All of this raises some pertinent questions in this election year: Will the nation’s political leaders allow the United States — which invented civilian nuclear energy after World War II — to forfeit leadership of this critical industry to geopolitical rivals such as China and Russia? Are Republicans willing to make the public investments necessary to keep America in the forefront of nuclear innovation? Can Democrats rise above the knee-jerk hostility to nuclear energy of many in their base? As progressives, we believe nuclear innovation, which will produce more economic growth and clean energy, is potential common ground in our polarized energy politics.

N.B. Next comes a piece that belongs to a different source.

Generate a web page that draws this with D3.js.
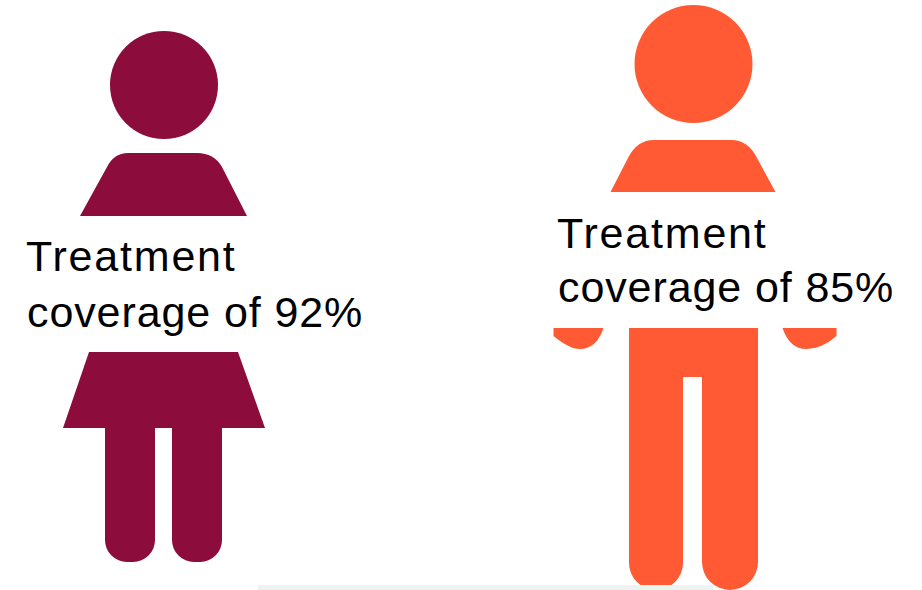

There’s some cause for optimism. Recently, several bipartisan bills have been introduced in the Congress that address two obstacles that are slowing down development of next generation nuclear technologies in the U.S. Last month, the House introduced a bill entitled Advanced Nuclear Technology Development Act that would create a more efficient regulatory review process more aligned to the requirements of the current and future nuclear energy systems.

Similarly, the Senate passed bipartisan legislation last month directing the Department of Energy to partner with private innovators to develop and test concepts supporting advanced reactor technologies and to work with the NRC to establish a testing facility for these concepts. Addressing these two barriers will allow the U.S. to realize the benefits of next generation technology and make us a major player in the global clean energy marketplace. Let’s hope our nation’s leaders follow through.